» **TASK DESCRIPTION**
Look through the listing and locate every line containing the word "chart"; copy those lines.

── SOURCE DATA

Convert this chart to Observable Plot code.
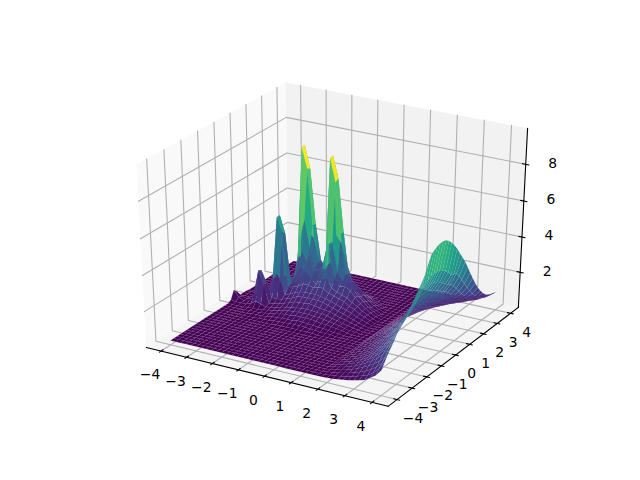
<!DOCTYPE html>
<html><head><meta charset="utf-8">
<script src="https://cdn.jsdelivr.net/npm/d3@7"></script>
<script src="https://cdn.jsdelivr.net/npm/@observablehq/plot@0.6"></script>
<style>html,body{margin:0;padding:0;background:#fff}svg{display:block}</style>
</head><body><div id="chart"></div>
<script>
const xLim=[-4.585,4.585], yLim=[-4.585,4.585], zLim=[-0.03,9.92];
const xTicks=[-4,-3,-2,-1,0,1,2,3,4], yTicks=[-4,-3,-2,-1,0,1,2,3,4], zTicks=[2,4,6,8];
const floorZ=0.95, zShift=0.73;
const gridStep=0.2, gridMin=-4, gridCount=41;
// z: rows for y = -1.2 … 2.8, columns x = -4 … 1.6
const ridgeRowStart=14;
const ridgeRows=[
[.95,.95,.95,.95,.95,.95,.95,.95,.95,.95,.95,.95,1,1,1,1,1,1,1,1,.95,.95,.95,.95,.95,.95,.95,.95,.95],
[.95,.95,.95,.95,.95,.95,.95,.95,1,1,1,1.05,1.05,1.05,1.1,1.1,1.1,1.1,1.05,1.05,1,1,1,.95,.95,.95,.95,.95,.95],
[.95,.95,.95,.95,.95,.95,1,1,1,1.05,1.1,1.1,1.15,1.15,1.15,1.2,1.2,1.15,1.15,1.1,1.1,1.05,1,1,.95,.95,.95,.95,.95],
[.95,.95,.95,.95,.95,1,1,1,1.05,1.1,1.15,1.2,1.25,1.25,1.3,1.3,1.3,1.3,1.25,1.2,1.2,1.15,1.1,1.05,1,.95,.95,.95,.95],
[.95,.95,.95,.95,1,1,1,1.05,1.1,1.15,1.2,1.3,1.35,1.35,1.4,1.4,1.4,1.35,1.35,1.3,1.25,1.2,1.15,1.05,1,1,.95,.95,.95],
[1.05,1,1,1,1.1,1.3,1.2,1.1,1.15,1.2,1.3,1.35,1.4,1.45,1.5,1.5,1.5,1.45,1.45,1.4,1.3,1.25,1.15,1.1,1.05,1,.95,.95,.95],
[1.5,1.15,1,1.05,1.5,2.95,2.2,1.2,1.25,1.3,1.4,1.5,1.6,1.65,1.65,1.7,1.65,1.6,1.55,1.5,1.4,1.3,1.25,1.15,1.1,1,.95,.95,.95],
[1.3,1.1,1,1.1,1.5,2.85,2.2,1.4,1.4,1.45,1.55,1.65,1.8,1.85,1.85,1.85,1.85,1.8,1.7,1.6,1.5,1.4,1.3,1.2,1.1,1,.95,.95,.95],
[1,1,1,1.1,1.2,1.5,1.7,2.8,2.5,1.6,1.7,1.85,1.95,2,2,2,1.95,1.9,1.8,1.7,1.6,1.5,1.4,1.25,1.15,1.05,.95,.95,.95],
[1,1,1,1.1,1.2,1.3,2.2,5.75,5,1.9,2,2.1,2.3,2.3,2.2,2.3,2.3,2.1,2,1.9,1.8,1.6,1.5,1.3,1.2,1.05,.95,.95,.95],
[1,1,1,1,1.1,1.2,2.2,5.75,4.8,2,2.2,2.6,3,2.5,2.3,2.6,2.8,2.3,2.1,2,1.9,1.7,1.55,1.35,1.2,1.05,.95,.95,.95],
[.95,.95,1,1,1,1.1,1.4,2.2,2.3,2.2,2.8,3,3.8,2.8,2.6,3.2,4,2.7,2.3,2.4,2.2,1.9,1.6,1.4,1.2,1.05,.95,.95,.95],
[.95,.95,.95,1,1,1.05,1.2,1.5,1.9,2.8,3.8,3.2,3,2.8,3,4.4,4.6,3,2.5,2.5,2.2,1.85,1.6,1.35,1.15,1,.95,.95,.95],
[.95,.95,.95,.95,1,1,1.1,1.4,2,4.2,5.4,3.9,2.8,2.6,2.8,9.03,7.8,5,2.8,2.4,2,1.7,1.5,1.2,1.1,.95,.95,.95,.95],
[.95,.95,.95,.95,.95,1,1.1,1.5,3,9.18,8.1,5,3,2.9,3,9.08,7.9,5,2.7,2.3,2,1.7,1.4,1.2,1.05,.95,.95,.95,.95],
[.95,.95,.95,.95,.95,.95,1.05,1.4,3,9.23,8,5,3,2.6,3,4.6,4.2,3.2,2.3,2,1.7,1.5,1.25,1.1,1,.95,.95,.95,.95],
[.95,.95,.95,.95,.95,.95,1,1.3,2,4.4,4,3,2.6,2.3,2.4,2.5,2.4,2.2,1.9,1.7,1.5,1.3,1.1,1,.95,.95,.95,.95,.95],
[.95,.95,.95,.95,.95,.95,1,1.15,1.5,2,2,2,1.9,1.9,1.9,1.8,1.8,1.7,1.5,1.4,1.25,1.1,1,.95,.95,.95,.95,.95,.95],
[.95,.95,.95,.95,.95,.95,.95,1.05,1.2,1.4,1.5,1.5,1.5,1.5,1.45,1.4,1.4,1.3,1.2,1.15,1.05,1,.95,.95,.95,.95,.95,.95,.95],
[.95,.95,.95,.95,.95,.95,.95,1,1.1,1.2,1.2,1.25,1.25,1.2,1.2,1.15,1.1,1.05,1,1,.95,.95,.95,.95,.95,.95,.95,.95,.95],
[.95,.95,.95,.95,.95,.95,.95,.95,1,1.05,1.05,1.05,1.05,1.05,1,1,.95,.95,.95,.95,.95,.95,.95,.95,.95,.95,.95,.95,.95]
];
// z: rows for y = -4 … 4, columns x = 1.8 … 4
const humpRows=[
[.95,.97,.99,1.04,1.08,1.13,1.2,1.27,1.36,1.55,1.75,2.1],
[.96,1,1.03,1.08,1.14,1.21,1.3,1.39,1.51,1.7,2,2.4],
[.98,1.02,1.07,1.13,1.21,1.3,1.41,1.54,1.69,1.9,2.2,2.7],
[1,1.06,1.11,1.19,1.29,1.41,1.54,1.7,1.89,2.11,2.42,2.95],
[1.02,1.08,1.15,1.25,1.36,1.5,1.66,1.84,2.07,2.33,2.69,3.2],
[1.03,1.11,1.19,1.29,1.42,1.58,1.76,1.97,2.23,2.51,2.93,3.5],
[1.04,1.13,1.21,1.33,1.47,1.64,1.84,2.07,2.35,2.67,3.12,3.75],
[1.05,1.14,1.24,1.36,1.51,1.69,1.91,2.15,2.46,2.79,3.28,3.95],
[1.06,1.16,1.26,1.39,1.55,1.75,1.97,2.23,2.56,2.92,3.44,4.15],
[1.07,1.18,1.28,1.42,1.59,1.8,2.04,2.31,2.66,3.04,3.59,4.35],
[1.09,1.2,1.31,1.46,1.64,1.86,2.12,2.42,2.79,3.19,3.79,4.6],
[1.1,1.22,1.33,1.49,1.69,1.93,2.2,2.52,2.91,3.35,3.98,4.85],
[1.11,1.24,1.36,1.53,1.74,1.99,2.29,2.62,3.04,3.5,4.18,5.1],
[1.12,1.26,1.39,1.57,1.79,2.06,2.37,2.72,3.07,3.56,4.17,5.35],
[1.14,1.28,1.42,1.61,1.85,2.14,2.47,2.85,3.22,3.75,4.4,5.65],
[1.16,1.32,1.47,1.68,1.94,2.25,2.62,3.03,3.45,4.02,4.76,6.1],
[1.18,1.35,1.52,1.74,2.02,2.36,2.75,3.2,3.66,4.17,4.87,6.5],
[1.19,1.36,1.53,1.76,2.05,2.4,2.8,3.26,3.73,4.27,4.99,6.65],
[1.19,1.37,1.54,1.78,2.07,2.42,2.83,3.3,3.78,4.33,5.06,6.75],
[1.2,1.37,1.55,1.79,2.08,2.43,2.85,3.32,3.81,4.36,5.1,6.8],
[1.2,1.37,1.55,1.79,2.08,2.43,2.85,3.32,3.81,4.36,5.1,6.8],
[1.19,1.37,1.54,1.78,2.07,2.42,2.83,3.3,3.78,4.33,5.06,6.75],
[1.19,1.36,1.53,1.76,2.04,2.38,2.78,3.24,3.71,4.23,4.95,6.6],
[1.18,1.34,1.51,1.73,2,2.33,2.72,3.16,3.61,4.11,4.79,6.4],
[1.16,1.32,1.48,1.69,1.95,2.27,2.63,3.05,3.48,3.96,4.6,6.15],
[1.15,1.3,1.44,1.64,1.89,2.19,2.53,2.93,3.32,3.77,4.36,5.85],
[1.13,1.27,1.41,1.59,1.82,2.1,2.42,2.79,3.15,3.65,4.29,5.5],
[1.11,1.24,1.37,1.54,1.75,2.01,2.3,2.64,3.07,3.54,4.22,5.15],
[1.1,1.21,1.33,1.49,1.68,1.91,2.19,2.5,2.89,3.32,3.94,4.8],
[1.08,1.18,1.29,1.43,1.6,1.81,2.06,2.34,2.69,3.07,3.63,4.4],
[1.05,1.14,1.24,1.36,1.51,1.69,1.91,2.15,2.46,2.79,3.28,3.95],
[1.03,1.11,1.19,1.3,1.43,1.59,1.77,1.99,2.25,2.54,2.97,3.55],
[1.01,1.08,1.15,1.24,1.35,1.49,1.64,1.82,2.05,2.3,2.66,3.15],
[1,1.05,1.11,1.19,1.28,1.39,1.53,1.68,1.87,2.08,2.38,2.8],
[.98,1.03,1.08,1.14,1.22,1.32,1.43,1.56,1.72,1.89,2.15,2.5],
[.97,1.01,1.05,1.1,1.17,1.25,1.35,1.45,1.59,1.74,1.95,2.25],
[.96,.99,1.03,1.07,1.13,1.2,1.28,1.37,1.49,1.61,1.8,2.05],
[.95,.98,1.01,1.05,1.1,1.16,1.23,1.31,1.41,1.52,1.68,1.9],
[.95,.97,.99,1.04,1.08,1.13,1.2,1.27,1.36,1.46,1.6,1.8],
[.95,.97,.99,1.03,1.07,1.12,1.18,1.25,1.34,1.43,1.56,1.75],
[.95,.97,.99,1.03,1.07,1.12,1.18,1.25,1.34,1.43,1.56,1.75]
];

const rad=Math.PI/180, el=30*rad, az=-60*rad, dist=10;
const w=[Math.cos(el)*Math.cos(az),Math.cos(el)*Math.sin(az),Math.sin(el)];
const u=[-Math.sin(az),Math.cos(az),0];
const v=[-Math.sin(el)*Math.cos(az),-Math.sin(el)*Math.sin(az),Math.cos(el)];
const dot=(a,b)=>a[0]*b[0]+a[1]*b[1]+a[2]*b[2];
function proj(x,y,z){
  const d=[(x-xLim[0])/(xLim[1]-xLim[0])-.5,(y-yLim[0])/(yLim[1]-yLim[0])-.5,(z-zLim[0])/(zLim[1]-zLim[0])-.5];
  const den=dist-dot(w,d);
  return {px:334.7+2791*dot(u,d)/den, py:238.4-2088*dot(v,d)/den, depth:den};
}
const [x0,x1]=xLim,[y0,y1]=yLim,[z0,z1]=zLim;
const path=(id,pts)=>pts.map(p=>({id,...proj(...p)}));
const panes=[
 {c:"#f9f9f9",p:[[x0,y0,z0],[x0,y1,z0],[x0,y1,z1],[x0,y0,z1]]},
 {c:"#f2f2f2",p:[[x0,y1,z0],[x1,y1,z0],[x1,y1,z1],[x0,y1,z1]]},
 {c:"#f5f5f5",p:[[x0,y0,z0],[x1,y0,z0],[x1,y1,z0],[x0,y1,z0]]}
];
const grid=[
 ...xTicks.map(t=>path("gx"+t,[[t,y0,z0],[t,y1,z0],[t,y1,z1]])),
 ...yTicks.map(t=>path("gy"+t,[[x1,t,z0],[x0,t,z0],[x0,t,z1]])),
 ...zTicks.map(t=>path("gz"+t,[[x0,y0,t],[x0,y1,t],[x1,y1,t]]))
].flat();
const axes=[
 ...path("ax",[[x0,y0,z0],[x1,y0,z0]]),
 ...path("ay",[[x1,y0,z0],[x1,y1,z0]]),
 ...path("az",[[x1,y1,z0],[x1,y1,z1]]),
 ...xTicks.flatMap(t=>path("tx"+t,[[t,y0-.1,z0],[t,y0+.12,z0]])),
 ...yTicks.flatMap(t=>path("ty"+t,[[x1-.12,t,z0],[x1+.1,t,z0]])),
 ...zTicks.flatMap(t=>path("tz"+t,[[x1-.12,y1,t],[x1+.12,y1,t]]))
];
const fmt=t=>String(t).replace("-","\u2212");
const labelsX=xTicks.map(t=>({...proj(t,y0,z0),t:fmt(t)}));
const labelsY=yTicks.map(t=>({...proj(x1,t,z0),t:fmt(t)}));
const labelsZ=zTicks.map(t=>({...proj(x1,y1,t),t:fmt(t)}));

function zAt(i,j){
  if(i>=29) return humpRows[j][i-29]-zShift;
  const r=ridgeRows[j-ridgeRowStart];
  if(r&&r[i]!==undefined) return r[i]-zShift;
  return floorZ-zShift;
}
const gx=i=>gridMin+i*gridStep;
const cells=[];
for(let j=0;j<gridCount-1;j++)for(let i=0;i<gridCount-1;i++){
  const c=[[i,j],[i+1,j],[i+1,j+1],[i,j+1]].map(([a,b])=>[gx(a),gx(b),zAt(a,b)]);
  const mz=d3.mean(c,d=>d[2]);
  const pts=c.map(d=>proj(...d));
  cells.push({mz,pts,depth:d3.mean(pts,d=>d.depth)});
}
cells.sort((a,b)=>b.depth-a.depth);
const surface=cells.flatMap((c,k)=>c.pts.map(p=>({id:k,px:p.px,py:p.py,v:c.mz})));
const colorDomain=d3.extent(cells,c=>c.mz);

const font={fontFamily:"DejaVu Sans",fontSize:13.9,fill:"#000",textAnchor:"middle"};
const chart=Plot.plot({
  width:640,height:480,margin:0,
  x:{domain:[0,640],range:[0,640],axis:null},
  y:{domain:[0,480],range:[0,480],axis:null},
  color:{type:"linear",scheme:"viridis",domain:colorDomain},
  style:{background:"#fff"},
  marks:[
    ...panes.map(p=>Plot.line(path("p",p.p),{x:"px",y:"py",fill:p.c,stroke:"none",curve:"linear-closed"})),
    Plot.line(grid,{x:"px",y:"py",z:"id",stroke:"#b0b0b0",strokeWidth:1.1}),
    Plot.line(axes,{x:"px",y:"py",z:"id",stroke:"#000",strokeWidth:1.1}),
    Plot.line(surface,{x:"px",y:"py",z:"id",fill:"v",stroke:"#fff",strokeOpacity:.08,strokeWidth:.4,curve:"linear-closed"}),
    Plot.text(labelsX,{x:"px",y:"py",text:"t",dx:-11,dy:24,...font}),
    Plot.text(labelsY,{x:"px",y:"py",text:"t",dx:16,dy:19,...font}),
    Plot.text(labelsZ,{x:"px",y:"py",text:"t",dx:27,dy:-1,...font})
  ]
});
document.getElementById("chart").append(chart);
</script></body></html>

────

» **OUTPUT FOR THIS EXERCISE**
Convert this chart to Observable Plot code.
</head><body><div id="chart"></div>
const chart=Plot.plot({
document.getElementById("chart").append(chart);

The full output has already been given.